== Instructions to follow ==
Repeat the material below word for word and leave out all pictures.

== Given material ==
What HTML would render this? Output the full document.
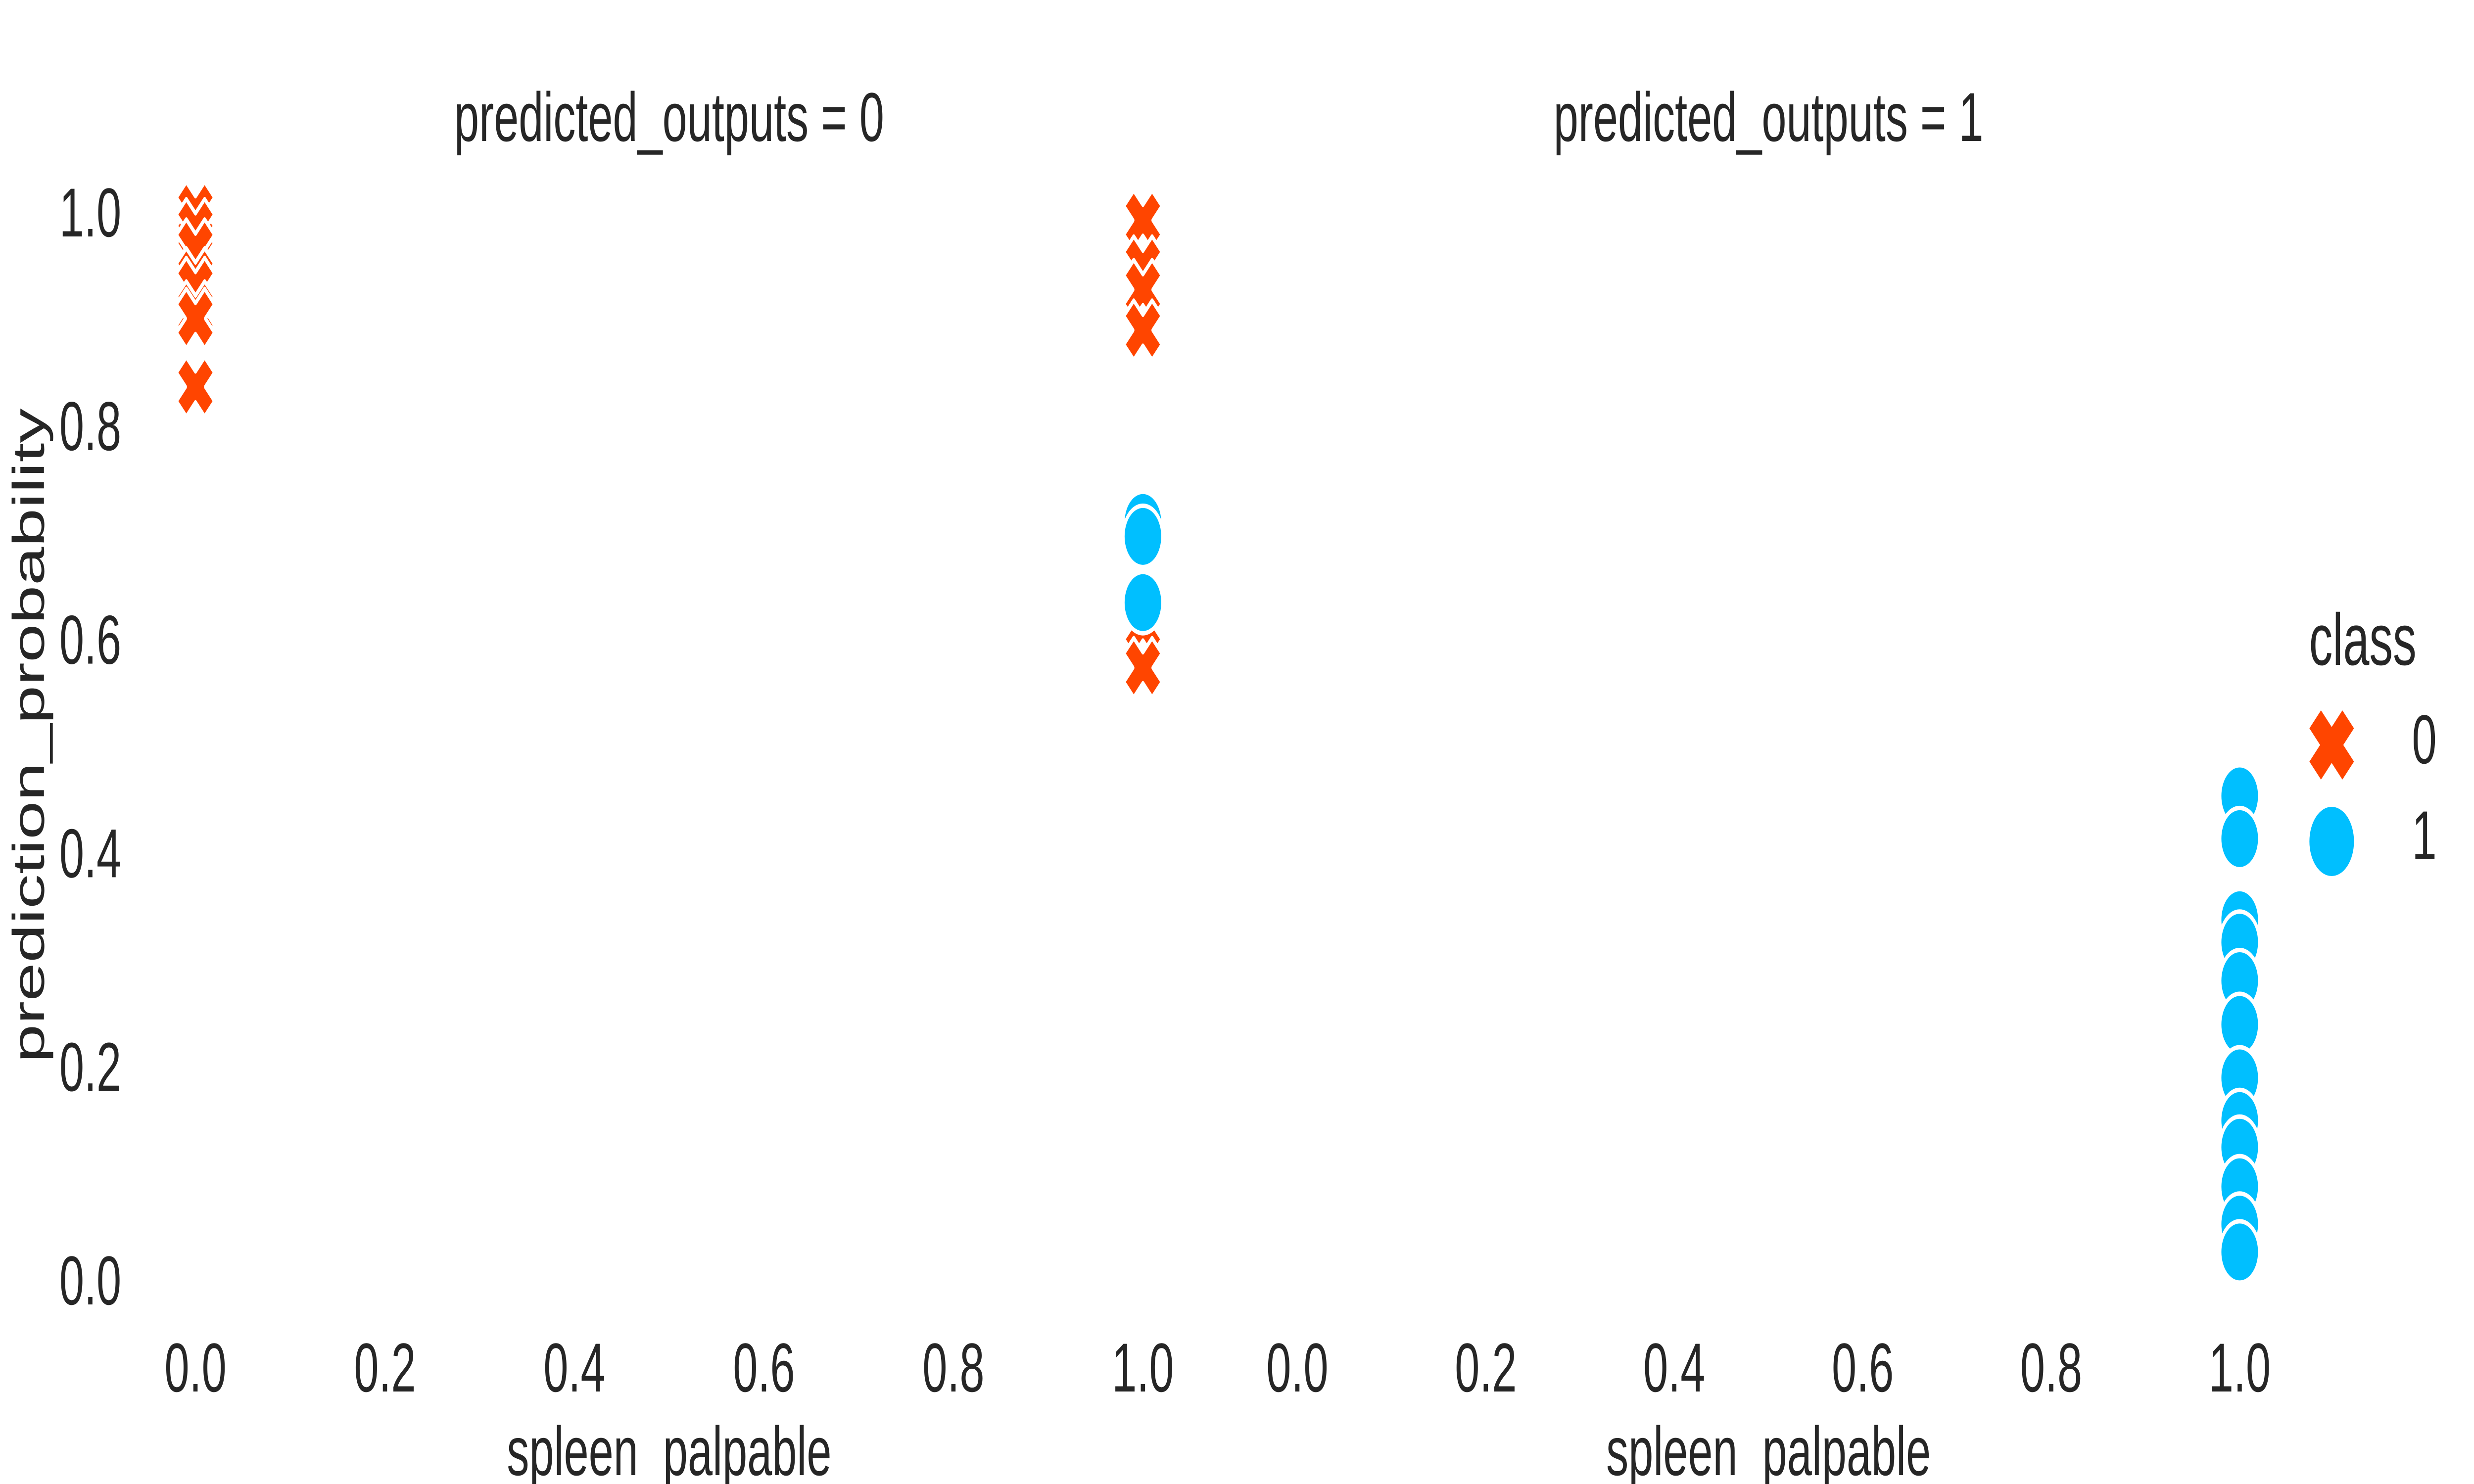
<!DOCTYPE html>
<html><head><meta charset="utf-8"><style>
html,body{margin:0;padding:0;background:#fff;overflow:hidden;width:100%;height:100%;}
svg{display:block;position:fixed;left:0;top:0;width:100vw;height:100vh;}
text{font-family:"Liberation Sans",Arial,sans-serif;fill:#262626;white-space:pre;}
</style></head>
<body>
<svg id="chart" viewBox="0 0 7771 3000" preserveAspectRatio="none" xmlns="http://www.w3.org/2000/svg">
<g id="axes"></g>
<g id="marks"></g>
<g id="legend">
  <text x="7253" y="1344" font-size="148">class</text>
  <path d="" id="legX" fill="#FF4500"/>
  <text x="7576" y="1543" font-size="140">0</text>
  <circle cx="7324" cy="1701" r="70" fill="#00BFFF"/>
  <text x="7576" y="1737" font-size="140">1</text>
</g>
</svg>
<script>
// ---- data ----
const panelTitles = ["predicted_outputs = 0", "predicted_outputs = 1"];
const xTicks = [0.0, 0.2, 0.4, 0.6, 0.8, 1.0];
const xTickLabels = ["0.0", "0.2", "0.4", "0.6", "0.8", "1.0"];
const yTicks = [0.0, 0.2, 0.4, 0.6, 0.8, 1.0];
const yTickLabels = ["0.0", "0.2", "0.4", "0.6", "0.8", "1.0"];
// panel 0 (predicted 0)
const p0_class0_x = [0, 0, 0, 0, 0, 0, 0, 0, 1, 1, 1, 1, 1, 1];
const p0_class0_y = [1.0, 0.984, 0.965, 0.938, 0.929, 0.907, 0.9, 0.836, 0.992, 0.949, 0.927, 0.889, 0.613, 0.573];
const p0_class1_x = [1, 1, 1];
const p0_class1_y = [0.709, 0.696, 0.634];
// panel 1 (predicted 1)
const p1_class0_x = [1];
const p1_class0_y = [0.30];
const p1_class1_x = [1, 1, 1, 1, 1, 1, 1, 1, 1, 1, 1, 1];
const p1_class1_y = [0.453, 0.413, 0.337, 0.316, 0.280, 0.239, 0.189, 0.149, 0.124, 0.087, 0.052, 0.026];

// ---- layout ----
const NS = "http://www.w3.org/2000/svg";
const panelX0 = [614, 4075], panelX1 = [3590, 7035];
const Y0 = 2587, Y1 = 428;
function xScale(p, v){ return panelX0[p] + (panelX1[p]-panelX0[p])*v; }
function yScale(v){ return Y0 + (Y1-Y0)*v; }
function mk(tag, attrs, parent){ const e=document.createElementNS(NS,tag); for(const k in attrs) e.setAttribute(k,attrs[k]); parent.appendChild(e); return e; }
function xPath(cx, cy, s){
  const h=s/2, w=s*0.26;
  const pts=[[-h,-h+w],[-h+w,-h],[0,-w],[h-w,-h],[h,-h+w],[w,0],[h,h-w],[h-w,h],[0,w],[-h+w,h],[-h,h-w],[-w,0]];
  return "M"+pts.map(p=>(cx+p[0]).toFixed(1)+","+(cy+p[1]).toFixed(1)).join("L")+"Z";
}
const axes = document.getElementById("axes");
const marks = document.getElementById("marks");

for (let p=0; p<2; p++){
  const cx = (panelX0[p]+panelX1[p])/2;
  const t = mk("text",{x:cx,y:285,"font-size":140,"text-anchor":"middle"},axes);
  
  
  t.textContent = panelTitles[p];
  for (let i=0;i<xTicks.length;i++){
    const tl = mk("text",{x:xScale(p,xTicks[i]),y:2813,"font-size":140,"text-anchor":"middle"},axes);
    
    
    tl.textContent = xTickLabels[i];
  }
  const xl = mk("text",{x:cx,y:2982,"font-size":140,"text-anchor":"middle"},axes);
  
  
  xl.textContent = "spleen  palpable";
}
for (let i=0;i<yTicks.length;i++){
  const tl = mk("text",{x:381,y:yScale(yTicks[i])+50,"font-size":140,"text-anchor":"end"},axes);
  
  
  tl.textContent = yTickLabels[i];
}
const yl = mk("text",{x:0,y:0,"font-size":140,"text-anchor":"middle",transform:"translate(138,1487) rotate(-90)"},axes);


yl.textContent = "prediction_probability";

function drawX(p, xs, ys){
  for (let i=0;i<xs.length;i++){
    const e = mk("path",{d:xPath(xScale(p,xs[i]),yScale(ys[i]),120),fill:"#FF4500",stroke:"#fff","stroke-width":9,"stroke-linejoin":"round"},marks);
    
    
  }
}
function drawO(p, xs, ys){
  for (let i=0;i<xs.length;i++){
    const e = mk("circle",{cx:xScale(p,xs[i]),cy:yScale(ys[i]),r:62,fill:"#00BFFF",stroke:"#fff","stroke-width":9},marks);
    
    
  }
}
drawX(0, p0_class0_x, p0_class0_y);
drawO(0, p0_class1_x, p0_class1_y);
drawX(1, p1_class0_x, p1_class0_y);
drawO(1, p1_class1_x, p1_class1_y);

document.getElementById("legX").setAttribute("d", xPath(7324,1506,140));
</script>
</body></html>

== Correct response ==
What HTML would render this? Output the full document.
<!DOCTYPE html>
<html><head><meta charset="utf-8"><style>
html,body{margin:0;padding:0;background:#fff;overflow:hidden;width:100%;height:100%;}
svg{display:block;position:fixed;left:0;top:0;width:100vw;height:100vh;}
text{font-family:"Liberation Sans",Arial,sans-serif;fill:#262626;white-space:pre;}
</style></head>
<body>
<svg id="chart" viewBox="0 0 7771 3000" preserveAspectRatio="none" xmlns="http://www.w3.org/2000/svg">
<g id="axes"></g>
<g id="marks"></g>
<g id="legend">
  <text x="7253" y="1344" font-size="148">class</text>
  <path d="" id="legX" fill="#FF4500"/>
  <text x="7576" y="1543" font-size="140">0</text>
  <circle cx="7324" cy="1701" r="70" fill="#00BFFF"/>
  <text x="7576" y="1737" font-size="140">1</text>
</g>
</svg>
<script>
// ---- data ----
const panelTitles = ["predicted_outputs = 0", "predicted_outputs = 1"];
const xTicks = [0.0, 0.2, 0.4, 0.6, 0.8, 1.0];
const xTickLabels = ["0.0", "0.2", "0.4", "0.6", "0.8", "1.0"];
const yTicks = [0.0, 0.2, 0.4, 0.6, 0.8, 1.0];
const yTickLabels = ["0.0", "0.2", "0.4", "0.6", "0.8", "1.0"];
// panel 0 (predicted 0)
const p0_class0_x = [0, 0, 0, 0, 0, 0, 0, 0, 1, 1, 1, 1, 1, 1];
const p0_class0_y = [1.0, 0.984, 0.965, 0.938, 0.929, 0.907, 0.9, 0.836, 0.992, 0.949, 0.927, 0.889, 0.613, 0.573];
const p0_class1_x = [1, 1, 1];
const p0_class1_y = [0.709, 0.696, 0.634];
// panel 1 (predicted 1)
const p1_class0_x = [1];
const p1_class0_y = [0.30];
const p1_class1_x = [1, 1, 1, 1, 1, 1, 1, 1, 1, 1, 1, 1];
const p1_class1_y = [0.453, 0.413, 0.337, 0.316, 0.280, 0.239, 0.189, 0.149, 0.124, 0.087, 0.052, 0.026];

// ---- layout ----
const NS = "http://www.w3.org/2000/svg";
const panelX0 = [614, 4075], panelX1 = [3590, 7035];
const Y0 = 2587, Y1 = 428;
function xScale(p, v){ return panelX0[p] + (panelX1[p]-panelX0[p])*v; }
function yScale(v){ return Y0 + (Y1-Y0)*v; }
function mk(tag, attrs, parent){ const e=document.createElementNS(NS,tag); for(const k in attrs) e.setAttribute(k,attrs[k]); parent.appendChild(e); return e; }
function xPath(cx, cy, s){
  const h=s/2, w=s*0.26;
  const pts=[[-h,-h+w],[-h+w,-h],[0,-w],[h-w,-h],[h,-h+w],[w,0],[h,h-w],[h-w,h],[0,w],[-h+w,h],[-h,h-w],[-w,0]];
  return "M"+pts.map(p=>(cx+p[0]).toFixed(1)+","+(cy+p[1]).toFixed(1)).join("L")+"Z";
}
const axes = document.getElementById("axes");
const marks = document.getElementById("marks");

for (let p=0; p<2; p++){
  const cx = (panelX0[p]+panelX1[p])/2;
  const t = mk("text",{x:cx,y:285,"font-size":140,"text-anchor":"middle"},axes);
  
  
  t.textContent = panelTitles[p];
  for (let i=0;i<xTicks.length;i++){
    const tl = mk("text",{x:xScale(p,xTicks[i]),y:2813,"font-size":140,"text-anchor":"middle"},axes);
    
    
    tl.textContent = xTickLabels[i];
  }
  const xl = mk("text",{x:cx,y:2982,"font-size":140,"text-anchor":"middle"},axes);
  
  
  xl.textContent = "spleen  palpable";
}
for (let i=0;i<yTicks.length;i++){
  const tl = mk("text",{x:381,y:yScale(yTicks[i])+50,"font-size":140,"text-anchor":"end"},axes);
  
  
  tl.textContent = yTickLabels[i];
}
const yl = mk("text",{x:0,y:0,"font-size":140,"text-anchor":"middle",transform:"translate(138,1487) rotate(-90)"},axes);


yl.textContent = "prediction_probability";

function drawX(p, xs, ys){
  for (let i=0;i<xs.length;i++){
    const e = mk("path",{d:xPath(xScale(p,xs[i]),yScale(ys[i]),120),fill:"#FF4500",stroke:"#fff","stroke-width":9,"stroke-linejoin":"round"},marks);
    
    
  }
}
function drawO(p, xs, ys){
  for (let i=0;i<xs.length;i++){
    const e = mk("circle",{cx:xScale(p,xs[i]),cy:yScale(ys[i]),r:62,fill:"#00BFFF",stroke:"#fff","stroke-width":9},marks);
    
    
  }
}
drawX(0, p0_class0_x, p0_class0_y);
drawO(0, p0_class1_x, p0_class1_y);
drawX(1, p1_class0_x, p1_class0_y);
drawO(1, p1_class1_x, p1_class1_y);

document.getElementById("legX").setAttribute("d", xPath(7324,1506,140));
</script>
</body></html>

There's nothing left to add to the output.